Exploring Identity: The Day I Found Out I was Black

 

Part one of our four-part Commit to Shift blog series

I vividly remember the day I found out I was Black…

It was in the Shaffer’s hallway, as the sunlight pierced through the glass front door.  Moments before, I had been playing happily with Emily and Greg. I can still hear the sound of our giggles and the thump of our shoes on the hardwood floor as we ran through the house, to the backyard, and back inside again. 

When it was time to go home, I didn’t want the day to end. I turned to Emily and innocently asked if she could spend the night at my house. She responded, “We’re not brown, ya know” and declined my invitation. I was confused. 

Then, I looked at my skin and then at her skin…it was as if a “race lightbulb” began to shine.

Moments before Emily’s comment, I hadn’t noticed that she had White skin and I had Black skin. My 4-year old mind didn’t know how to make sense of it all but I understood a few things: 

1) I was “brown.”
2) Emily was not “brown.”
3) That “Brown people” can work in White people’s homes as nannies and maids, like my Grandmother, but White people couldn’t come to our homes.

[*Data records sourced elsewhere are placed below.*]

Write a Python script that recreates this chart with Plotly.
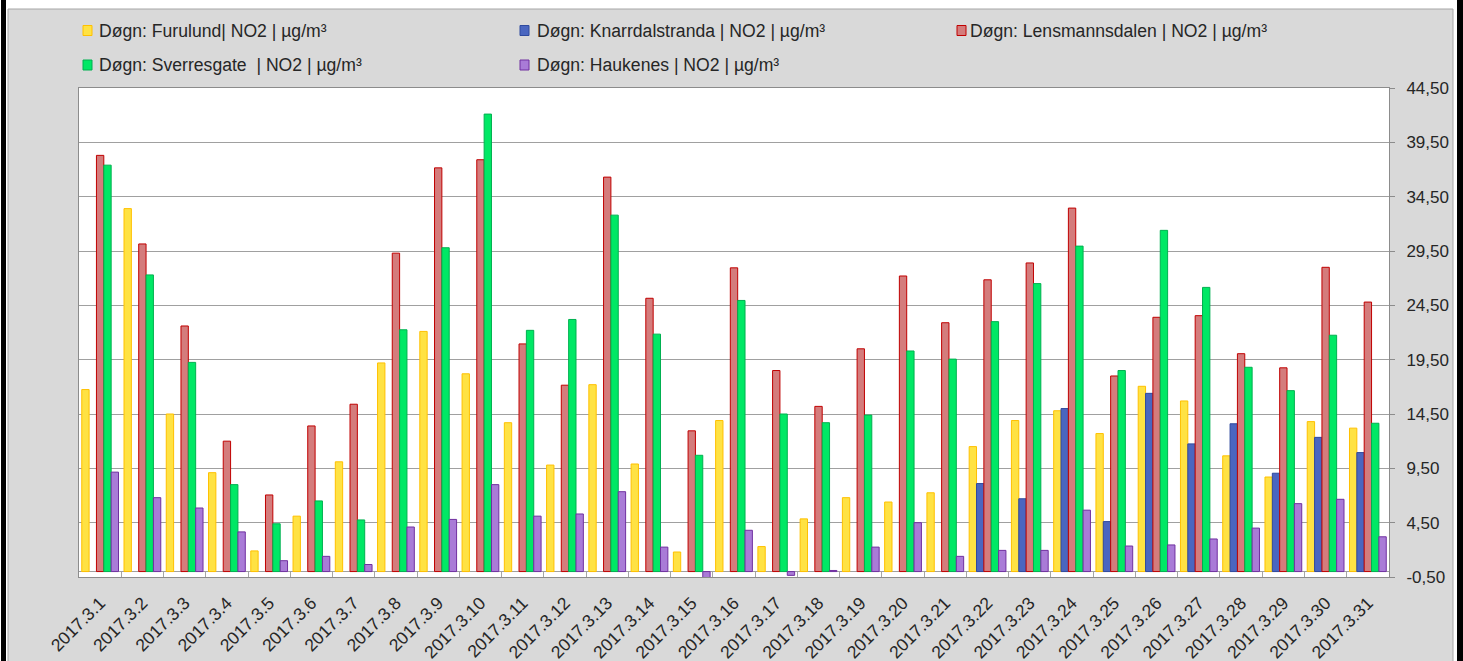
"""
NO2 døgnmiddel, mars 2017 (gruppert stolpediagram)
"""
import plotly.graph_objects as go

# Datoer (kategorier)
dates = ["2017.3.%d" % d for d in range(1, 32)]

# Akseverdier på høyre side
y_ticks = [-0.5, 4.5, 9.5, 14.5, 19.5, 24.5, 29.5, 34.5, 39.5, 44.5]
y_labels = ["%.2f" % v for v in y_ticks]
y_labels = [s.replace(".", ",") for s in y_labels]

# Døgnverdier NO2 (µg/m³) lest av figuren
furulund = [16.75, 33.4, 14.5, 9.1, 1.9, 5.1, 10.1, 19.2, 22.1, 18.2,
            13.7, 9.8, 17.2, 9.9, 1.8, 13.9, 2.3, 4.85, 6.8, 6.4,
            7.25, 11.5, 13.9, 14.8, 12.7, 17.05, 15.7, 10.65, 8.7, 13.8, 13.2]
knarrdalstranda = [None] * 21 + [8.1, 6.7, 15.0, 4.6, 16.4, 11.75, 13.6, 9.05, 12.35, 10.95]
lensmannsdalen = [38.3, 30.15, 22.6, 12.0, 7.05, 13.4, 15.4, 29.3, 37.15, 37.9,
                  20.95, 17.15, 36.3, 25.15, 12.95, 27.95, 18.5, 15.2, 20.5, 27.2,
                  22.9, 26.85, 28.4, 33.45, 18.0, 23.4, 23.55, 20.05, 18.75, 28.0, 24.8]
sverresgate = [37.4, 27.3, 19.25, 8.0, 4.4, 6.5, 4.75, 22.25, 29.8, 42.1,
               22.2, 23.2, 32.8, 21.85, 10.7, 24.95, 14.5, 13.7, 14.4, 20.3,
               19.55, 23.0, 26.5, 29.95, 18.5, 31.4, 26.15, 18.8, 16.65, 21.75, 13.65]
haukenes = [9.15, 6.8, 5.85, 3.65, 1.0, 1.4, 0.65, 4.1, 4.8, 8.0,
            5.1, 5.3, 7.35, 2.25, -0.6, 3.8, -0.35, 0.1, 2.25, 4.5,
            1.4, 1.95, 1.95, 5.65, 2.35, 2.45, 3.0, 4.0, 6.25, 6.65, 3.2]

series = [
    ("Døgn: Furulund| NO2 | µg/m³", furulund, "#FFE243", "#FFC000"),
    ("Døgn: Knarrdalstranda | NO2 | µg/m³", knarrdalstranda, "#4A66C0", "#2F4A9E"),
    ("Døgn: Lensmannsdalen | NO2 | µg/m³", lensmannsdalen, "#D47C7C", "#C00000"),
    ("Døgn: Sverresgate  | NO2 | µg/m³", sverresgate, "#00E865", "#00B050"),
    ("Døgn: Haukenes | NO2 | µg/m³", haukenes, "#A97BD7", "#7030A0"),
]

W, H = 1463, 661
L, R, T, B = 79, 74, 88, 84
PW, PH = W - L - R, H - T - B
FONT = "Liberation Sans"
TXT = "#262626"
GRAY = "#D9D9D9"


def px(x):
    return (x - L) / PW


def py(y):
    return (H - B - y) / PH


def box(x0, x1, y0, y1, **kw):
    return dict(type="rect", xref="paper", yref="paper",
                x0=px(x0), x1=px(x1), y0=py(y1), y1=py(y0), **kw)


fig = go.Figure()
for name, vals, fill, edge in series:
    fig.add_trace(go.Bar(
        x=dates, y=vals, name=name,
        marker=dict(color=fill, line=dict(color=edge, width=1)),
    ))

shapes = [
    # hvit stripe over og til høyre for diagramflaten
    box(-5, W + 5, -5, 9, fillcolor="white", line_width=0, layer="below"),
    box(1453, W + 5, -5, H + 5, fillcolor="white", line_width=0, layer="below"),
    box(-5, 8, -5, H + 5, fillcolor="white", line_width=0, layer="below"),
    # kant rundt diagramflaten
    box(8, 1453, 9, H + 5, line=dict(color="#A6A6A6", width=1), layer="below"),
    # svarte kanter
    box(1, 6, 0, H, fillcolor="black", line_width=0, layer="below"),
    box(1457, W, 0, H, fillcolor="black", line_width=0, layer="below"),
]

annotations = []
# forklaring (tre kolonner, to rader)
leg_pos = [(83, 97, 30.5), (520, 535, 30.5), (957, 968, 30.5), (83, 97, 65), (520, 535, 65)]
for (sx, tx, cy), (name, vals, fill, edge) in zip(leg_pos, series):
    shapes.append(box(sx, sx + 9, cy - 5, cy + 5, fillcolor=fill, line=dict(color=edge, width=1)))
    annotations.append(dict(xref="paper", yref="paper", x=px(tx), y=py(cy),
                            xanchor="left", yanchor="middle", showarrow=False,
                            text=name, font=dict(family=FONT, size=17.6, color=TXT)))

fig.update_layout(
    width=W, height=H,
    margin=dict(l=L, r=R, t=T, b=B),
    paper_bgcolor=GRAY,
    plot_bgcolor="white",
    barmode="group",
    bargap=0.13,
    bargroupgap=0,
    showlegend=False,
    shapes=shapes,
    annotations=annotations,
    font=dict(family=FONT, size=17, color=TXT),
    xaxis=dict(
        type="category",
        automargin=False,
        tickangle=-45,
        tickson="boundaries",
        ticks="inside",
        ticklen=5,
        tickcolor="#A6A6A6",
        ticklabelstandoff=8,
        showgrid=False,
        showline=True,
        linecolor="#8C8C8C",
        mirror=True,
        tickfont=dict(family=FONT, size=17.5, color=TXT),
    ),
    yaxis=dict(
        side="right",
        automargin=False,
        range=[-0.5, 44.5],
        tickmode="array",
        tickvals=y_ticks,
        ticktext=y_labels,
        ticks="outside",
        ticklen=5,
        tickcolor="#8C8C8C",
        ticklabelstandoff=8,
        showgrid=True,
        gridcolor="#A0A0A0",
        gridwidth=1,
        zeroline=True,
        zerolinecolor="#A0A0A0",
        zerolinewidth=1,
        showline=True,
        linecolor="#8C8C8C",
        mirror=True,
        tickfont=dict(family=FONT, size=17, color=TXT),
    ),
)

fig.write_html("out.html", config={"displayModeBar": False},
               post_script="document.body.style.margin = '0'; document.body.style.overflow = 'hidden';")
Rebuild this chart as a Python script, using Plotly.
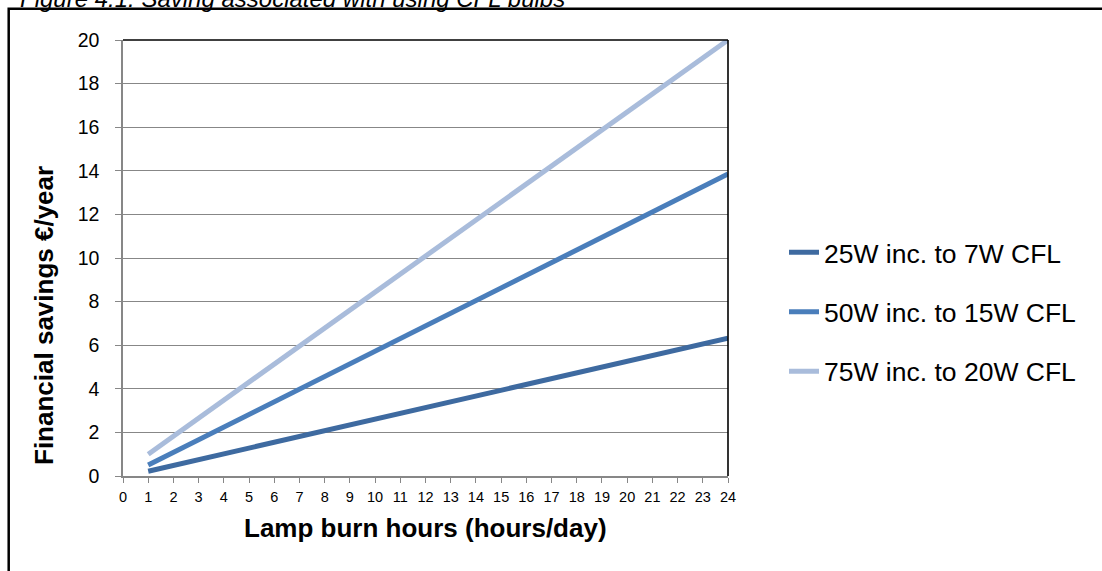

“Ouch…I still feel that in my belly but I’m not afraid to go there…to pull back the layers.”

The window of the Self is all about exploring self-identity by investigating that uncomfortable feeling. It’s about going within to embrace my racialized experience to notice, heal, learn, and unlearn. This is a life-long journey. 

I recently gave birth to my fourth baby. Since returning to work, my “Self” journey has led me to a place of curiosity around the concept of work. You see, my Grandmother was a part of the 2nd wave of the Great Migration. She left the South to move to D.C. for job opportunities so her job as Emily and Greg Shaffer’s nanny meant the world to her. I remember her teaching me the value of hard work but here I sit 30 years after her passing exploring what it means to be a Black, working mother of 4 Black children… what it means to rest… and what self-compassion looks like after being up all night nursing a 3-month-old. 

I’m using journal writing, meditation, and yoga to explore what it means to be a human being, not a human doing.  I’m learning to embrace my humanity and unlearn the lie that I am what I produce.  In many ways, I’m doing what my Grandmother didn’t have the luxury to do. Though it is not easy, it is necessary for my liberation…and yours. 

As Dr. Beverly Daniel Tatum said, “Our ongoing examination of who we are in our full humanity, embracing all of our identities, creates the possibility of building alliances that may ultimately free us all.” It’s time to get free and that starts within.  


Call to Action
When was the first time that you became aware of your racial identity? How old were you? How did you handle this information?
Click here and let us know!


#Commit2Shift for Race Equity Impact

Download and bookmark our Self to Systems: Leading for Race Equity Impact publication.

Engage our core commitments, corresponding practices, and reflection questions and participate by answering the Call to Action prompts at the end of each blog in our series.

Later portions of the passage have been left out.